Interview: Viji, Resident Colourist at Infinite Frameworks5 min readReading Time: 4 minutes
Think Wong Kar Wai’s In the Mood for Love, and immediately an emotionally moving palette of colours comes to mind. In any lyrical cinematic masterpiece, besides the director’s brilliant vision, the art director’s eye for details, and the costume-designer’s exquisite craft, there is another often overlooked individual — the colourist.
What exactly does a colourist do? A hell of a lot. In a nutshell, the colour correction process enhances what has already been captured on film or tape. Ask any director and he will tell you that the colour grading process can only be a boon to the final product, something any discerning filmmaker would never forsake.
There are only three post-production companies in Singapore offering the colour grading process on the telecine machine. We sat down for a chat with Viji, the resident colourist at Infinite Frameworks.
Humble, soft-spoken and sporting a head of naturally curly locks, Viji doesn’t look a day over 30 — so it comes as a bit of a surprise when he speaks of 13 solid years of experience working in Malaysia, Australia and Singapore. Imprints of his magic touches can be found on a long list of television commercials, documentaries, television series and feature films.
Sitting in pitch-dark room for a two-hour colour grading session with a professional himself, submersing yourself in the world of technicolour goodness, is sufficient to make you wonder how anyone can afford to skip this incredibly valuable process. With a few swift flicks of his wrist and a snappy click of the mouse, Viji transforms plain, murky raw footages into something that looks like it belongs in a Hollywood blockbuster. How else do you think the models in those skin commercials manage to look so picture-perfect?

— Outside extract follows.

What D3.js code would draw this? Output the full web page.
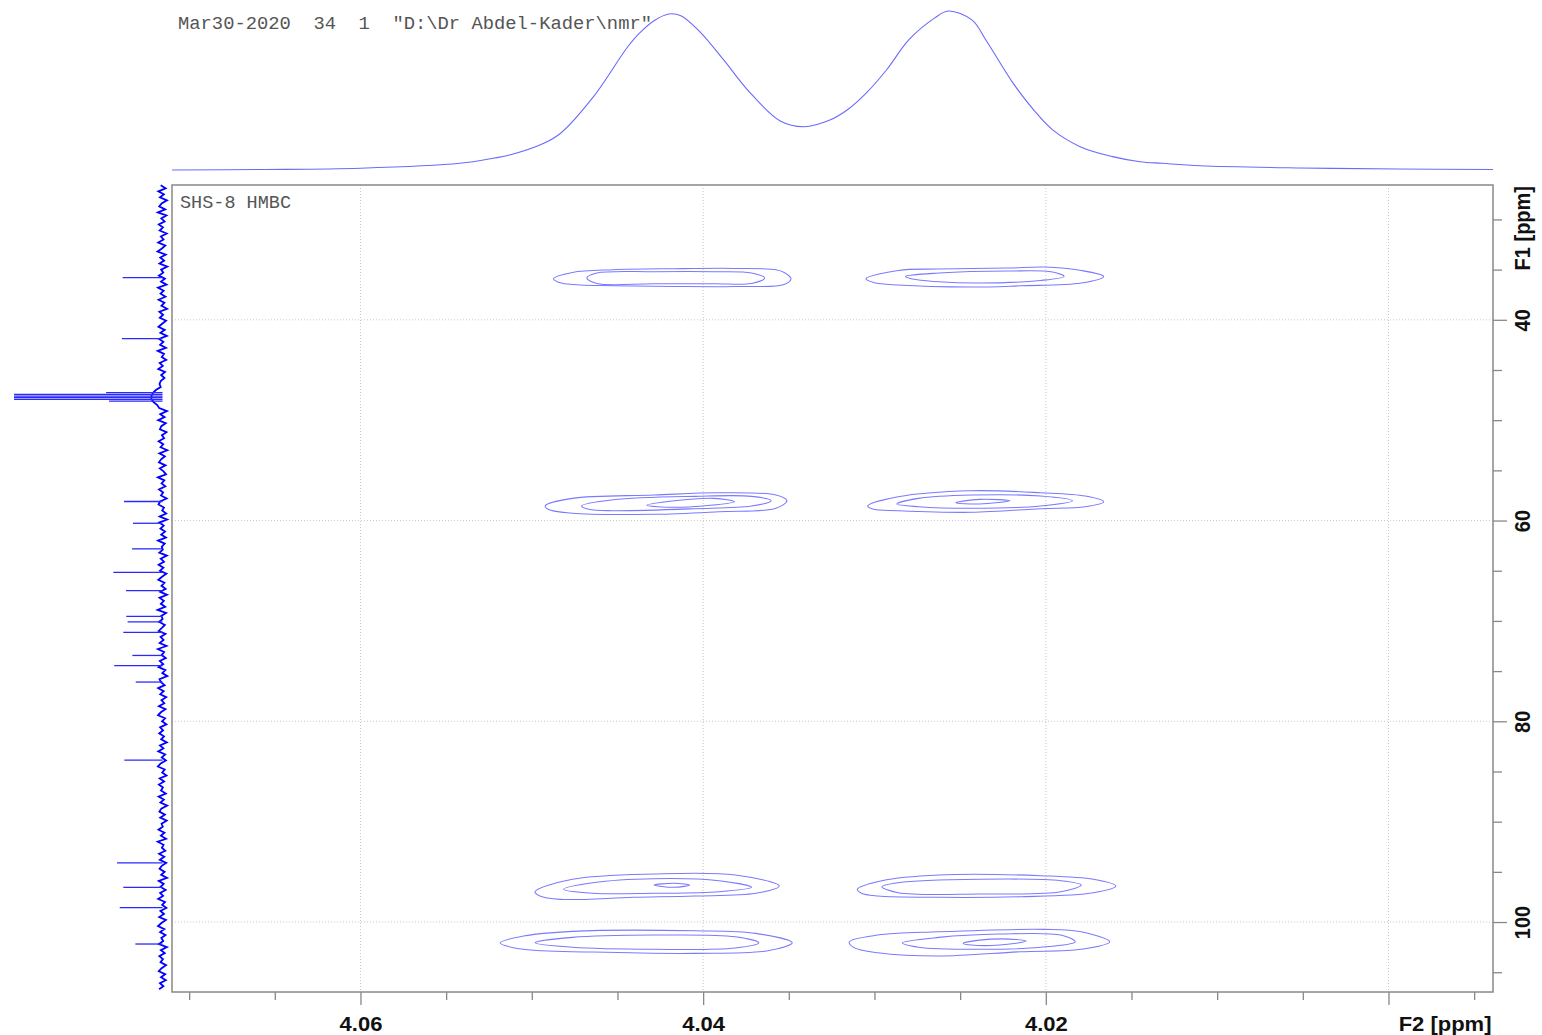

What happens when the footage shot leaves much to be desired? Viji muses, “From a colourist’s point of view, I work with what is provided and try to improve on it the best we can. We try and make the corrections and enhancements subtle, so it looks like it could have been done in the camera.” The concept of “less is more” certainly applies. And less is a lot harder to achieve.
Viji’s first foray into the world of colour grading saw him transferring Bollywood prints. He had to assist the senior colourist for eight months before he was permitted to use the colour corrector on his own. Reminiscing about those good old days, he says, “It was fun and it gave me an opportunity to learn how to use the telecine and the colour corrector. Everyone starts somewhere and slowly works their way up. One has to be prepared to colour correct any sort of material.”
There is no school that teaches colour correction, thus on-the-job learning is crucial, and a more than healthy appetite for films certainly doesn’t hurt. He encourages aspiring filmmakers to pursue their interest in film and art. “Qualifications are not important. Having a ‘good eye’ is,” he advises. “You must be interested in and be able to appreciate style. Fashion, art direction, music, photography — just anything visually stimulating.”
After 1Ã‚½ years in Malaysia, 3Ã‚½ years in Melbourne, 9 years in Singapore and countless film reels, Viji still embraces looking at different film materials everyday. Most recently, he has worked on some of the most well-known local films which have garnered international acclaim in film festivals locally and overseas. These include Eric Khoo’s Be With Me, Kelvin Tong’s 1942, Djinn’s Perth and Royston Tan’s 881. Speaking fondly of this year’s release Cages, Viji recalls the unique locations that allowed him to look at Singapore in a different light and the smorgasbord of colours he was given the chance to work with.
“I’m a big fan of art direction and the styling which goes into a project. To me, this is a crucial ingredient for a ‘good-looking’ film.” It goes without saying that one of the many films that is his touchstone is In the Mood for Love, where, he enthuses, “Everything came together perfectly and blew me away — the art direction, styling, locations, excellent camera work, soundtrack and simple storytelling.”
In response to the ever fluctuating local film industry, this tireless artist does not consider colour grading an art lost to the chopping boards of projects with limited cash to spare. “As long as a project is shot on film or tape, the colour correction process can enhance and improve it.” He insists, “It will never be a lost art because from its beginning to today, the colour correction process is vital to selling a film. It gives the cinematographer so much more control over the look of his or her project.”
Viji explains that it is encouraging to see that cinematographers are beginning to realise that the colour correction process is vital in taking the film further in terns of achieving a particular “look” or just correcting it for lighting consistency. Ever ready to learn something new, he is now eagerly awaiting the next wave of new filmmakers and local films. “The local film industry is very healthy now, and we’re looking at 7-9 local films up for release this year.”
Viji hopes to one day be able to create a hand-painted photographic look on film and also to replicate a technicolour look on a negative piece of film. But till then, Singaporean filmmakers will be very fortunate to have this visual maestro working on our local films.
With his signature gentle smile, he offers a last word of advice for the young budding colourists out there, “Know the tools you are using to create. Communicate clearly with clients. Just enjoy what you are doing — and don’t lose the child inside you.”